Xalapa students attacked with machetes by masked men in police uniforms
June 8, 2015
The neighbourhood surrounding the Humanities Department of the Universidad Veracruzana is leafy and quiet. The ground floors of many houses have been turned into makeshift diners, serving satisfyingly cheap and greasy meals. Upper floors hold poky one room apartments where students gather to share 1 liter bottles of beer, listen to music and gripe about the government. At least, that's how I remember it. It probably hasn't changed much since I was there, except that on Friday one of those get togethers was interrupted by a gang of at least ten masked men, wearing police uniforms and armed with bats, sticks and machetes. They proceeded to beat eight university students, reportedly breaking jaws, knocking out teeth and smashing fingers. All eight required medical attention, three are still in hospital, and at least one requires surgery.

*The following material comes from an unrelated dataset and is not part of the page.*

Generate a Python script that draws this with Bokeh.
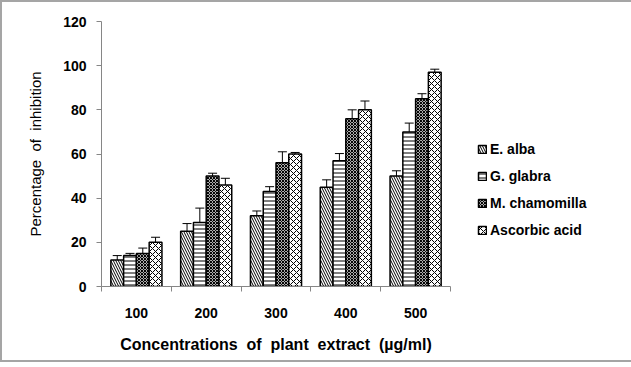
from bokeh.plotting import figure
from bokeh.models import (ColumnDataSource, Range1d, FixedTicker, Whisker, TeeHead,
                          Legend, LegendItem)
from bokeh.transform import dodge
from bokeh.embed import file_html
from bokeh.resources import INLINE

concentrations = ["100", "200", "300", "400", "500"]
e_alba = [12, 25, 32, 45, 50]
e_alba_err = [2, 3.5, 2.2, 3.3, 2.4]
g_glabra = [14, 29, 43, 57, 70]
g_glabra_err = [1, 6.5, 2.2, 3.2, 4]
m_chamomilla = [15, 50, 56, 76, 85]
m_chamomilla_err = [2.4, 1.3, 5, 4, 2.3]
ascorbic = [20, 46, 60, 80, 97]
ascorbic_err = [2.3, 3, 0.7, 4, 1.4]

series_names = ["E. alba", "G. glabra", "M. chamomilla", "Ascorbic acid"]
series_vals = [e_alba, g_glabra, m_chamomilla, ascorbic]
series_errs = [e_alba_err, g_glabra_err, m_chamomilla_err, ascorbic_err]
hatches = [
    dict(hatch_pattern="left_diagonal_line", hatch_scale=5, hatch_weight=1),
    dict(hatch_pattern="horizontal_line", hatch_scale=4, hatch_weight=1),
    dict(hatch_pattern="diagonal_cross", hatch_scale=3, hatch_weight=1.2),
    dict(hatch_pattern="diagonal_cross", hatch_scale=6, hatch_weight=1),
]

FONT = "Liberation Sans"
NB2 = "\u00a0\u00a0"
centers = [i + 0.5 for i in range(len(concentrations))]
bar_w = 0.183
offsets = [-1.5 * bar_w, -0.5 * bar_w, 0.5 * bar_w, 1.5 * bar_w]

p = figure(frame_width=349, frame_height=265, output_backend="svg", toolbar_location=None,
           x_range=Range1d(0, 5), y_range=Range1d(0, 120),
           min_border_left=99, min_border_top=19, min_border_bottom=74,
           min_border_right=176)
p.outline_line_color = None
p.grid.visible = False
p.background_fill_color = "white"
p.border_fill_color = "white"
p.styles = {"border": "2px solid #a5a5a5"}

items = []
for name, vals, errs, off, h in zip(series_names, series_vals, series_errs, offsets, hatches):
    src = ColumnDataSource(dict(
        x=centers, top=vals,
        upper=[v + e for v, e in zip(vals, errs)],
        lower=[v - e for v, e in zip(vals, errs)],
    ))
    r = p.vbar(x=dodge("x", off), top="top", width=bar_w, source=src,
               fill_color="white", line_color="black", line_width=1.5,
               hatch_color="black", **h)
    w = Whisker(base=dodge("x", off), upper="upper", lower="lower", source=src,
                line_color="black", line_width=1,
                upper_head=TeeHead(size=9, line_color="black", line_width=1),
                lower_head=TeeHead(size=9, line_color="black", line_width=1))
    p.add_layout(w)
    items.append(LegendItem(label=name, renderers=[r]))

# y axis
p.yaxis.ticker = FixedTicker(ticks=[0, 20, 40, 60, 80, 100, 120])
p.yaxis.axis_line_color = "#868686"
p.yaxis.major_tick_line_color = "#868686"
p.yaxis.major_tick_out = 5
p.yaxis.major_tick_in = 0
p.yaxis.minor_tick_line_color = None
p.yaxis.major_label_standoff = 10
p.yaxis.major_label_text_font = FONT
p.yaxis.major_label_text_font_style = "bold"
p.yaxis.major_label_text_font_size = "14px"
p.yaxis.major_label_text_color = "black"
p.yaxis.axis_label = NB2.join(["Percentage", "of", "inhibition"])
p.yaxis.axis_label_text_font = FONT
p.yaxis.axis_label_text_font_style = "normal"
p.yaxis.axis_label_text_font_size = "15px"
p.yaxis.axis_label_text_color = "black"
p.yaxis.axis_label_standoff = 16

# x axis: labels at group centers, tick marks at group boundaries
p.xaxis.ticker = FixedTicker(ticks=centers, minor_ticks=list(range(len(concentrations) + 1)))
p.xaxis.major_label_overrides = {c: lab for c, lab in zip(centers, concentrations)}
p.xaxis.axis_line_color = "#868686"
p.xaxis.major_tick_line_color = None
p.xaxis.minor_tick_line_color = "#868686"
p.xaxis.minor_tick_out = 5
p.xaxis.minor_tick_in = 0
p.xaxis.major_label_standoff = 15
p.xaxis.major_label_text_font = FONT
p.xaxis.major_label_text_font_style = "bold"
p.xaxis.major_label_text_font_size = "14px"
p.xaxis.major_label_text_color = "black"
p.xaxis.axis_label = NB2.join(["Concentrations", "of", "plant", "extract", "(µg/ml)"])
p.xaxis.axis_label_text_font = FONT
p.xaxis.axis_label_text_font_style = "bold"
p.xaxis.axis_label_text_font_size = "16px"
p.xaxis.axis_label_text_color = "black"
p.xaxis.axis_label_standoff = 15

legend = Legend(items=items, location=(27, 48), margin=0, padding=5,
                border_line_color=None, background_fill_alpha=0,
                label_text_font=FONT, label_text_font_style="bold",
                label_text_font_size="14px", label_text_color="black",
                glyph_width=10, glyph_height=10, label_height=14,
                label_standoff=3, spacing=11)
p.add_layout(legend, "right")

open("out.html", "w").write(file_html(p, INLINE))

We'll probably never know who did this. It is a case study in the murky depths that lurk beneath even the most idyllic setting in Mexico. A spokesperson for the students accused the police. He said that investigative police who arrived on the scene shortly after the attack refused to help the students. They did begin to search for the culprits until unknown men in civilian clothing told them to call off the investigation. The director of the state police denied any involvement. Another police director said it would be "illogical" for the police to provoke instability in the state in this way.
The students are apparently not convinced. They even claim the public hospital attending them is colluding with the government against the students. Doctors have given incomplete updates to family members on the conditions of the students. Through spokespeople, they say they feel "panicked" by the heavy police presence in the emergency room, and report a number of undercover police informants in the hospital. (This sounds paranoic, but I remember them everywhere in Mexico, usually short-haired thuggish looking youth in colorful T-shirts, like marines dressed up to look like university students). They ask why the director of the university went in through the backdoor to meet the students, but avoided speaking to the press or the parents.

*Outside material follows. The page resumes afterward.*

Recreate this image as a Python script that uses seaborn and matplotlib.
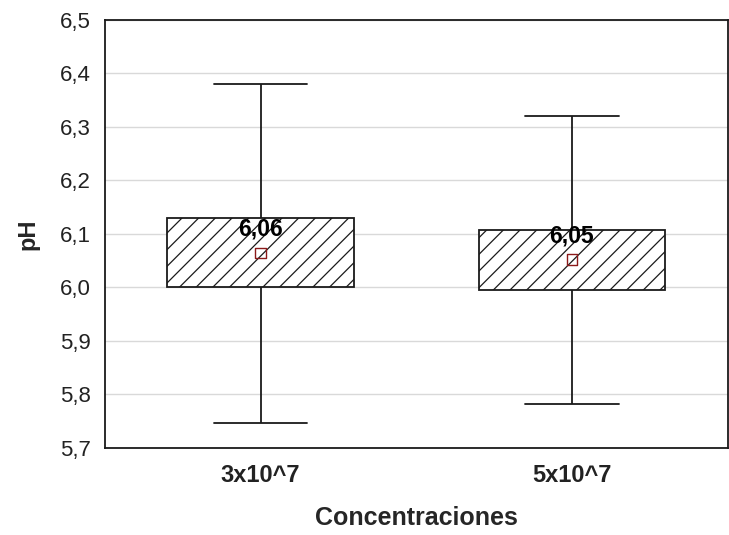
import pandas as pd
import matplotlib
matplotlib.use("Agg")
import matplotlib.pyplot as plt
import seaborn as sns
from matplotlib.ticker import FuncFormatter, MultipleLocator

# ---------- Data ----------
categories = ["3x10^7", "5x10^7"]
mean_values = [6.064, 6.052]
box_low = [6.000, 5.995]
box_high = [6.130, 6.108]
whisker_low = [5.747, 5.782]
whisker_high = [6.380, 6.321]

# Configure style
sns.set_style("white")
plt.rcParams["font.family"] = ["Liberation Sans", "DejaVu Sans"]
plt.rcParams["hatch.linewidth"] = 0.9

# five points per group -> quartiles land on the box edges, whiskers on min/max
rows = []
for cat, lo, b_lo, m, b_hi, hi in zip(categories, whisker_low, box_low,
                                       mean_values, box_high, whisker_high):
    for v in (lo, b_lo, m, b_hi, hi):
        rows.append({"Concentraciones": cat, "pH": v})
df = pd.DataFrame(rows)
means_df = pd.DataFrame({"Concentraciones": categories, "pH": mean_values})

fig = plt.figure(figsize=(7.29, 5.35), dpi=100)
ax = fig.add_axes([0.144, 0.163, 0.854, 0.80])

sns.boxplot(
    data=df, x="Concentraciones", y="pH", whis=(0, 100), width=0.6,
    color="white", linecolor="#1a1a1a", linewidth=1.3,
    medianprops={"linewidth": 0, "visible": False}, ax=ax, zorder=3
)
for p in ax.patches:
    p.set_hatch("//")
    p.set_facecolor("white")
    p.set_edgecolor("#1a1a1a")

sns.scatterplot(
    data=means_df, x="Concentraciones", y="pH", marker="s", s=60,
    facecolor="none", edgecolor="#8b1a1a", linewidth=1.0, ax=ax, zorder=5
)

# mean labels
for i, m in enumerate(mean_values):
    ax.annotate(f"{m:.2f}".replace(".", ","), (i, m), xytext=(0, 17),
                textcoords="offset points", ha="center", va="center",
                fontsize=16.5, fontweight="bold", color="black", zorder=6)

ax.set_xlim(-0.5, 1.5)
ax.set_ylim(5.7, 6.5)
ax.yaxis.set_major_locator(MultipleLocator(0.1))
ax.yaxis.set_major_formatter(FuncFormatter(lambda v, _: f"{v:.1f}".replace(".", ",")))
ax.grid(axis="y", color="#d9d9d9", linewidth=1.0)
ax.grid(axis="x", visible=False)
ax.set_axisbelow(True)

for s in ax.spines.values():
    s.set_visible(True)
    s.set_color("#1a1a1a")
    s.set_linewidth(1.3)

ax.tick_params(axis="y", length=0, labelsize=16, pad=10, labelcolor="#222222")
ax.tick_params(axis="x", direction="in", length=5, width=1.2, labelsize=17,
               pad=12, labelcolor="#222222")
for lab in ax.get_xticklabels():
    lab.set_fontweight("bold")

ax.set_xlabel("Concentraciones", fontsize=18, fontweight="bold", labelpad=13)
ax.set_ylabel("pH", fontsize=17, fontweight="bold", labelpad=15)

fig.savefig("out.png", dpi=100)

The three most seriously wounded students have since moved to a private hospital.
The attack came two days before Mexico's state and legislative elections. The weeks leading up to the elections have been full of tension, protests and electoral violence. There have been attacks on national voting offices in at least eight states, with tens of thousands of ballots burnt in the street. Last week a a group of students were charged with "terrorism" in the state of Puebla after the National Electoral Institute office was attacked with a Molotov cocktail. A similar attack ocurred in Xalapa. Most attacks were linked to protests over the disappearance of 43 students last year in the state of Guerrero, after an altercation with police in the pay of drug gangs. To complicate matters, the protesters have been joined by a breakaway teachers union opposed to education reforms that would require teachers to submit to testing.

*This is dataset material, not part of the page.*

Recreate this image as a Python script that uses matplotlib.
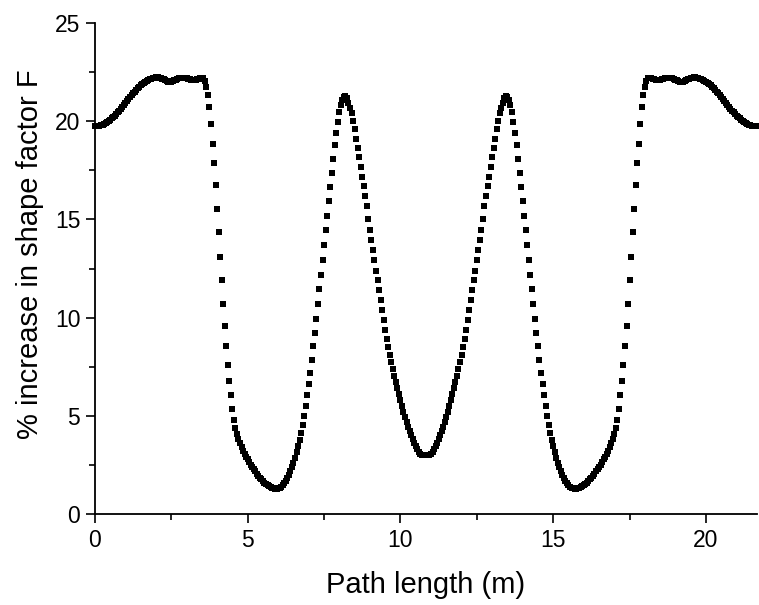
import numpy as np
import matplotlib
matplotlib.use("Agg")
import matplotlib.pyplot as plt
from matplotlib.ticker import MultipleLocator

plt.rcParams["font.family"] = ["Liberation Sans", "DejaVu Sans"]

# path length step between samples (m)
step = 0.05

# % increase in shape factor, every 0.05 m (0 .. 10.80 m)
pct_first_half = [
    19.75, 19.75, 19.76, 19.78, 19.80, 19.83, 19.87, 19.91, 19.96, 20.01,
    20.07, 20.14, 20.21, 20.29, 20.37, 20.45, 20.54, 20.63, 20.72, 20.82,
    20.92, 21.02, 21.12, 21.22, 21.32, 21.42, 21.51, 21.60, 21.68, 21.76,
    21.83, 21.90, 21.96, 22.01, 22.06, 22.10, 22.14, 22.17, 22.20, 22.22,
    22.23, 22.23, 22.22, 22.20, 22.17, 22.13, 22.08, 22.04, 22.01, 22.00,
    22.01, 22.04, 22.08, 22.12, 22.16, 22.19, 22.21, 22.22, 22.22, 22.21,
    22.19, 22.16, 22.13, 22.11, 22.10, 22.10, 22.11, 22.14, 22.17, 22.19,
    22.20, 22.18, 22.05, 21.75, 21.35, 20.70, 19.85, 18.85, 17.85, 16.75,
    15.55, 14.35, 13.10, 11.90, 10.70, 9.60, 8.55, 7.60, 6.80, 6.05,
    5.35, 4.80, 4.40, 4.10, 3.85, 3.62, 3.42, 3.24, 3.08, 2.93,
    2.79, 2.66, 2.53, 2.41, 2.29, 2.18, 2.07, 1.97, 1.87, 1.78,
    1.69, 1.61, 1.54, 1.48, 1.42, 1.38, 1.34, 1.32, 1.31, 1.31,
    1.33, 1.36, 1.41, 1.48, 1.57, 1.69, 1.83, 1.99, 2.18, 2.39,
    2.62, 2.87, 3.15, 3.45, 3.78, 4.15, 4.55, 5.00, 5.50, 6.05,
    6.62, 7.21, 7.86, 8.54, 9.23, 9.94, 10.69, 11.45, 12.20, 12.95,
    13.70, 14.45, 15.20, 15.95, 16.65, 17.38, 18.10, 18.80, 19.40, 19.95,
    20.45, 20.85, 21.10, 21.23, 21.27, 21.18, 20.95, 20.65, 20.40, 20.00,
    19.60, 19.10, 18.65, 18.20, 17.65, 17.15, 16.70, 16.20, 15.70, 15.05,
    14.45, 13.95, 13.45, 12.92, 12.40, 11.90, 11.40, 10.90, 10.40, 9.90,
    9.40, 8.93, 8.50, 8.10, 7.75, 7.40, 7.05, 6.72, 6.40, 6.10,
    5.80, 5.50, 5.22, 4.95, 4.70, 4.46, 4.23, 4.01, 3.81, 3.62,
    3.45, 3.30, 3.18, 3.09, 3.03, 3.00, 2.99,
]

# 10.85 .. 21.65 m
pct_second_half = [
    2.99, 3.00, 3.03, 3.09, 3.18, 3.30, 3.45,
    3.62, 3.81, 4.01, 4.23, 4.46, 4.70, 4.95, 5.22, 5.50, 5.80,
    6.10, 6.40, 6.72, 7.05, 7.40, 7.75, 8.10, 8.50, 8.93, 9.40,
    9.90, 10.40, 10.90, 11.40, 11.90, 12.40, 12.92, 13.45, 13.95, 14.45,
    15.05, 15.70, 16.20, 16.70, 17.15, 17.65, 18.20, 18.65, 19.10, 19.60,
    20.00, 20.40, 20.65, 20.95, 21.18, 21.27, 21.23, 21.10, 20.85, 20.45,
    19.95, 19.40, 18.80, 18.10, 17.38, 16.65, 15.95, 15.20, 14.45, 13.70,
    12.95, 12.20, 11.45, 10.69, 9.94, 9.23, 8.54, 7.86, 7.21, 6.62,
    6.05, 5.50, 5.00, 4.55, 4.15, 3.78, 3.45, 3.15, 2.87, 2.62,
    2.39, 2.18, 1.99, 1.83, 1.69, 1.57, 1.48, 1.41, 1.36, 1.33,
    1.31, 1.31, 1.32, 1.34, 1.38, 1.42, 1.48, 1.54, 1.61, 1.69,
    1.78, 1.87, 1.97, 2.07, 2.18, 2.29, 2.41, 2.53, 2.66, 2.79,
    2.93, 3.08, 3.24, 3.42, 3.62, 3.85, 4.10, 4.40, 4.80, 5.35,
    6.05, 6.80, 7.60, 8.55, 9.60, 10.70, 11.90, 13.10, 14.35, 15.55,
    16.75, 17.85, 18.85, 19.85, 20.70, 21.35, 21.75, 22.05, 22.18, 22.20,
    22.19, 22.17, 22.14, 22.11, 22.10, 22.10, 22.11, 22.13, 22.16, 22.19,
    22.21, 22.22, 22.22, 22.21, 22.19, 22.16, 22.12, 22.08, 22.04, 22.01,
    22.00, 22.01, 22.04, 22.08, 22.13, 22.17, 22.20, 22.22, 22.23, 22.23,
    22.22, 22.20, 22.17, 22.14, 22.10, 22.06, 22.01, 21.96, 21.90, 21.83,
    21.76, 21.68, 21.60, 21.51, 21.42, 21.32, 21.22, 21.12, 21.02, 20.92,
    20.82, 20.72, 20.63, 20.54, 20.45, 20.37, 20.29, 20.21, 20.14, 20.07,
    20.01, 19.96, 19.91, 19.87, 19.83, 19.80, 19.78, 19.76, 19.75, 19.75,
]

pct = np.array(pct_first_half + pct_second_half)
path = np.arange(len(pct)) * step

fig = plt.figure(figsize=(7.59, 6.05), dpi=100)
ax = fig.add_axes([0.125, 0.150, 0.872, 0.812])

ax.plot(path, pct, ls="none", marker="s", ms=4.4, mew=0, color="black", clip_on=False)

ax.set_xlim(0, 21.66)
ax.set_ylim(0, 25)

ax.spines["top"].set_visible(False)
ax.spines["right"].set_visible(False)
for s in ["left", "bottom"]:
    ax.spines[s].set_linewidth(1.3)

ax.xaxis.set_major_locator(MultipleLocator(5))
ax.xaxis.set_minor_locator(MultipleLocator(2.5))
ax.yaxis.set_major_locator(MultipleLocator(5))
ax.yaxis.set_minor_locator(MultipleLocator(2.5))
ax.tick_params(which="major", direction="out", length=6.5, width=1.2, labelsize=16.5, pad=4)
ax.tick_params(which="minor", direction="out", length=4, width=1.2)

ax.set_xlabel("Path length (m)", fontsize=21, labelpad=14)
ax.set_ylabel("% increase in shape factor F", fontsize=21, labelpad=8, y=0.53)

fig.savefig("out.png", dpi=100)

The students in Xalapa, however, are members of an ecology activist group whose relationship to the Guerrero students or the teachers' union is not at all obvious. The newspapers say nothing about it but do mention that the Xalapa students participated in a march protesting the disappearances in Guerrero.
The state prosecutor, meanwhile, hinted at a deeper connection. He said his office was investigating a possible link between the attack on the students and the earlier firebomb attack on the National Electoral Institutes offices in Xalapa. Is that an intimation that the students are less innocent than they seem? This would be standard procedure in the Mexican game of veiled accusation-veiled counter-accusation. (Check out this bizarre exchange between Nobel laureate Rigoberto Menchu and the leader of the families of the disappeared students in Guerrero.) But seen another way, it also sounds like an admission of guilt: government retaliation for an attack against the government? Or maybe it is both?
We will never know. Reporters neither pressed, investigated on their own, or even speculated. For the reader, the questions are so exhausting, and just a tiny sample of the many more like it, that most will eventually give up and forget about it. The sun will keep shining on the Humanidades neighbourhood. The fritangas will keep frying in the luncherias, and students lucky enough not have their parties broken up by unknown attackers will go back to drinking and grousing ineffectually about the government.